Les petites productions françaises sont dominées par les excellentes vanilles de La Réunion et de la Polynésie. Mais on produit aussi de la vanille, rare et précieuse, à Mayotte, aux Antilles et en Nouvelle-Calédonie.
« Nous ne sommes pas une menace pour les petites productions de qualité supérieure de La Réunion ou de Tahiti, mais la demande mondiale en vanille excède la production mondiale et il y a un marché, une place pour la vanille sous serre » précise Filip Van Noort.

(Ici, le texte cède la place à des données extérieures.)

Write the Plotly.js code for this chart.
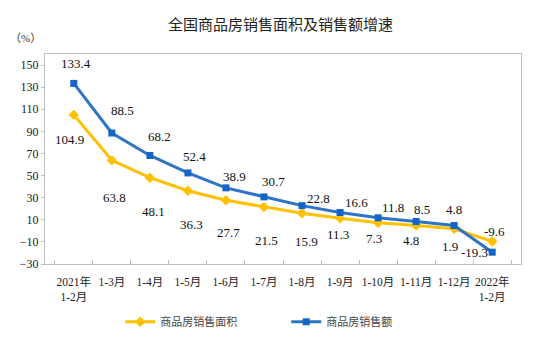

Filip Van Noort, un agronome à la main verte
Le spécialiste hollandais de la vanille n’est jamais allé à Madagascar, mais il a visité les champs de vanille de La Réunion et a pu bénéficier des conseils de producteurs locaux. Il s’est appuyé aussi sur les travaux de Daphna Havkin-Frenkel, une scientifique israélienne spécialiste de la vanille et de Juan Hernández, un botaniste mexicain qui cultive la vanille sous différents climats. Filip Van Noort a recréé, sous serres, un climat adapté, clément et constant. Il utilise un compresseur pour pulvériser des nuages d’humidité. Il a aussi installé des panneaux réflecteurs au sommet de la serre qui orientent la lumière naturelle sur chaque côté de la plante, pour mieux conserver la chaleur.

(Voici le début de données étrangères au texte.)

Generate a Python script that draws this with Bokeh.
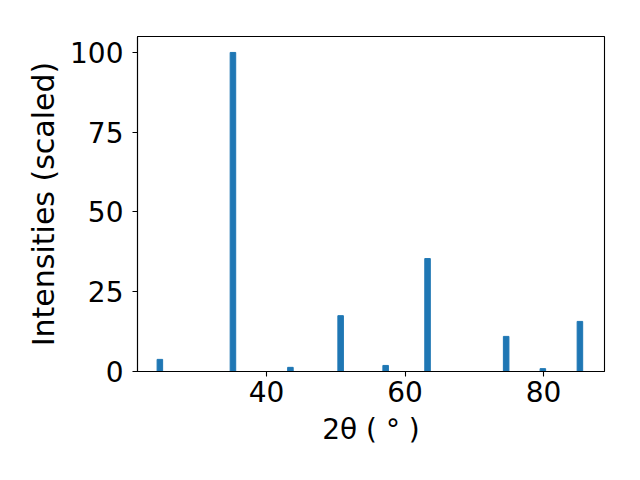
from bokeh.plotting import figure
from bokeh.embed import file_html
from bokeh.resources import INLINE
from bokeh.models import FixedTicker, ColumnDataSource, Range1d

two_theta = [24.6, 35.15, 43.45, 50.7, 57.2, 63.25, 74.6, 79.9, 85.25]
intensity = [3.8, 100.0, 1.3, 17.5, 1.9, 35.4, 11.0, 0.9, 15.7]
x_ticks = [40, 60, 80]
y_ticks = [0, 25, 50, 75, 100]

src = ColumnDataSource(dict(x=two_theta, top=intensity))

p = figure(width=624, height=464, output_backend="svg", toolbar_location=None,
           x_range=Range1d(21.37, 88.8), y_range=Range1d(0, 105))
p.min_border_left = 137
p.min_border_right = 20
p.min_border_top = 36
p.min_border_bottom = 93

p.vbar(x="x", top="top", bottom=0, width=0.8, source=src, color="#1f77b4")

p.xgrid.visible = False
p.ygrid.visible = False
p.outline_line_color = "black"
p.outline_line_width = 1.1
p.outline_line_alpha = 1

for ax in (p.xaxis[0], p.yaxis[0]):
    ax.axis_line_color = "black"
    ax.axis_line_width = 1.1
    ax.major_tick_line_color = "black"
    ax.major_tick_line_width = 1.1
    ax.major_tick_out = 5
    ax.major_tick_in = 0
    ax.minor_tick_line_color = None
    ax.major_label_text_font = "DejaVu Sans"
    ax.major_label_text_font_size = "28px"
    ax.major_label_text_color = "black"
    ax.axis_label_text_font = "DejaVu Sans"
    ax.axis_label_text_font_size = "28px"
    ax.axis_label_text_font_style = "normal"
    ax.axis_label_text_color = "black"

p.yaxis[0].axis_label_text_font_size = "30px"
p.xaxis[0].ticker = FixedTicker(ticks=x_ticks)
p.yaxis[0].ticker = FixedTicker(ticks=y_ticks)
p.xaxis[0].axis_label = "2θ ( ° )"
p.yaxis[0].axis_label = "Intensities (scaled)"
p.xaxis[0].major_label_standoff = 4
p.yaxis[0].major_label_standoff = 9
p.xaxis[0].axis_label_standoff = 8
p.yaxis[0].axis_label_standoff = 6

open("out.html", "w").write(file_html(p, INLINE))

« Pour la vanille, mon objectif est d’obtenir une production toute l’année, soit deux floraisons, la quantité dépendra des investissements réalisés en fonction de la demande des clients ».
La vanille et ses bienfaits
L’extrait de vanille, se retrouve dans les pâtisseries, les biscuits fins, les desserts, le sucre, la liqueur, mais aussi les cosmétiques, grâce à ses vertus anti oxydantes. « La vanille que l’on développe aux Pays-Bas est sans insecticide et bio » promet Filip Van Noort. « Grâce à la production sous serre, on connaît à l’avance la quantité et la qualité du produit. C’est ce qu’apprécie les industriels de l’agroalimentaire ou les pâtissiers.» On y ajoutera aussi les investisseurs financiers et les négociants…

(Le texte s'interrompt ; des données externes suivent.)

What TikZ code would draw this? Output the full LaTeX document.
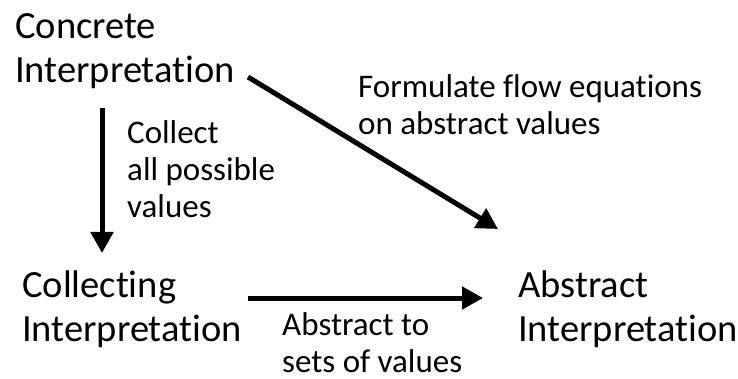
\documentclass[tikz,border=0pt]{standalone}
\usepackage{fontspec}
\setmainfont{Carlito}[Ligatures={NoCommon}]
\usetikzlibrary{arrows.meta}
\begin{document}
\begin{tikzpicture}[x=1pt,y=-1pt,
  big/.style={font=\fontsize{38.5}{44}\selectfont, align=left, inner sep=0pt, anchor=base west},
  small/.style={font=\fontsize{33}{37}\selectfont, align=left, inner sep=0pt, anchor=base west},
  arr/.style={line width=5pt, -{Triangle[length=21pt,width=22pt]}}]
\useasboundingbox (0,0) rectangle (738,379);
% anchor base = baseline of the last line
\node[big] (concrete) at (15,83) {Concrete\\Interpretation};
\node[big] (collecting) at (22,341) {Collecting\\Interpretation};
\node[big] (abstract) at (518,341) {Abstract\\Interpretation};
\node[small] (lcollect) at (127,218) {Collect\\all possible\\values};
\node[small] (lformulate) at (358,135) {Formulate flow equations\\on abstract values};
\node[small] (labstract) at (282,372) {Abstract to\\sets of values};
\coordinate (v1) at (102,108);
\coordinate (v2) at (102,253);
\coordinate (h1) at (248,298);
\coordinate (h2) at (483,298);
\coordinate (d1) at (248,77);
\coordinate (d2) at (498,229);
\draw[arr] (v1) -- (v2);
\draw[arr] (h1) -- (h2);
\draw[arr] (d1) -- (d2);
\end{tikzpicture}
\end{document}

L’immense marché d’Amsterdam sert de référence et de Bourse mondiale pour la production de fleurs et de légumes sous serres. Les prix varient chaque jour en fonction de l’offre et de la demande. Des investisseurs, des traders, des commerçants s’échangent tulipes, roses, concombres, tomates et fraises, pour n’en citer que quelques-uns. Et les marges sont faibles d’où l’intérêt pour la vanille dont les prix varient de 400 à 800 euros le kilo, mais aussi le poivre noir et le safran.
La vanille est au pâtissier ce que le sel est au cuisinier. Alors, le nouveau terroir de la vanille sera-t-il un jour hollandais ? La production mondiale est de 1200 tonnes, or la demande est trois fois supérieure. Il y a donc une part du gâteau disponible pour la vanille de Hollande. Malgré tout, les productions traditionnelles de Vanille disposent encore de quelques années pour faire face et s’adapter à ce nouveau concurrent.